1st Sunday of Lent – March 6, 2022

1LC22.         Deuteronomy 26:4-10.   Moses reminds the Hebrews that in Egypt God Yahweh “heard our cry and saw our affliction, our toil, and our oppression.  He brought us out of Egypt with his strong hand” and “gave us this land flowing with milk and honey.”  Not only for the Hebrews but for all those who make themselves his, God provides for us now and forever.

Luke 4:1-13.   “Filled with the Holy Spirit, Jesus returned from the Jordan and was led by the Spirit into the desert for forty days, to be tempted by the devil.”  The Holy Spirit was putting Jesus in his humanity through a spiritually- growing and learning experience.  Jesus was still developing from being a carpenter in Nazareth to becoming a teaching, miracle-working Messiah who would be ready to give himself up to be the redemptive sacrifice on the cross.  Jesus in his humanity was coming more and more to entrust himself to the Holy Spirit who was enabling him to be more than a match for the devil and the trials of this world.  Humanity on its own is no match for the devil and the powers of this world but for God all things are possible.  It was Jesus in his humanity, empowered by the Holy Spirit, who repulsed the temptations of the devil.  Defeated, the devil “departed from him for a time” but only to try to tempt Jesus in other ways and forms later.  In this world the devil’s hatred for the goodness of God never stops.

Psalm 91.   “Be with me, Lord, when I am in trouble.”  “Say to the Lord, ‘My refuge and fortress, my God in whom I trust.’”  When we call upon the Lord, he hears us and provides for us in his own way and good time.

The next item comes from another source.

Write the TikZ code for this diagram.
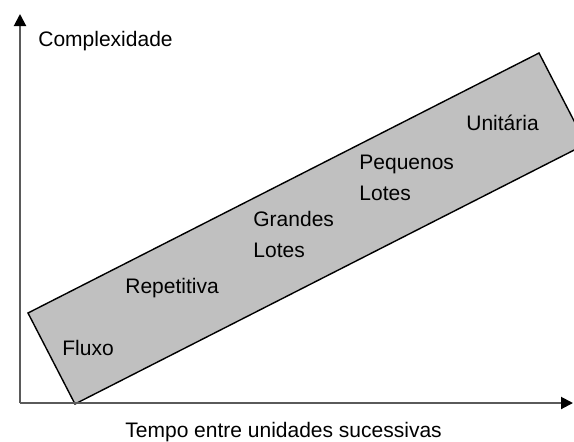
\documentclass[tikz,border=0pt]{standalone}
\usepackage{fontspec}
\setmainfont{Liberation Sans}
\usetikzlibrary{arrows.meta}
\definecolor{boxgray}{RGB}{192,192,192}
\definecolor{axisgray}{RGB}{90,90,90}
\begin{document}
\begin{tikzpicture}[x=0.5pt, y=-0.5pt, font=\fontsize{10.5}{15.5}\selectfont,
	axis/.style={draw=axisgray, line width=1pt, -{Triangle[length=6pt,width=6pt,color=black]}},
	lbl/.style={anchor=base west, inner sep=0pt},
	twolbl/.style={anchor=north west, inner sep=0pt, align=left}]
	\useasboundingbox (0,0) rectangle (574,441);
	\path
	(20,403) coordinate (O)
	(20,14) coordinate (Y)
	(573,403) coordinate (X)
	(28,313) coordinate (A)
	(75,404) coordinate (B)
	(586,144) coordinate (C)
	(539,53) coordinate (D);
	\begin{scope}
		\clip (0,0) rectangle (574,441);
		\draw[fill=boxgray, line width=0.7pt] (A)--(B)--(C)--(D)--cycle;
	\end{scope}
	\draw[axis] (O)--(Y);
	\draw[axis] (O)--(X);
	\node[lbl] (cplx) at (38,46) {Complexidade};
	\node[lbl] (tempo) at (125,437) {Tempo entre unidades sucessivas};
	\node[lbl] (fluxo) at (62,355) {Fluxo};
	\node[lbl] (repet) at (125,293) {Repetitiva};
	\node[twolbl] (grandes) at (253,211) {Grandes\\Lotes};
	\node[twolbl] (pequenos) at (359,155) {Pequenos\\Lotes};
	\node[lbl] (unit) at (466,130) {Unitária};
\end{tikzpicture}
\end{document}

Romans 10:8-13.  “For ‘everyone who calls on the name of the Lord will be saved.’”  “For, if you confess with your mouth that Jesus is Lord and believe in your heart that God raised him from the dead, you will be saved.”  Salvation belongs to those who choose in heart and word to belong to the Savior.  Choose to accept the love that Jesus gives us from the cross.  His divine love is the only source of eternal life in a world that of itself can only give us a grave, buried below six feet of dirt.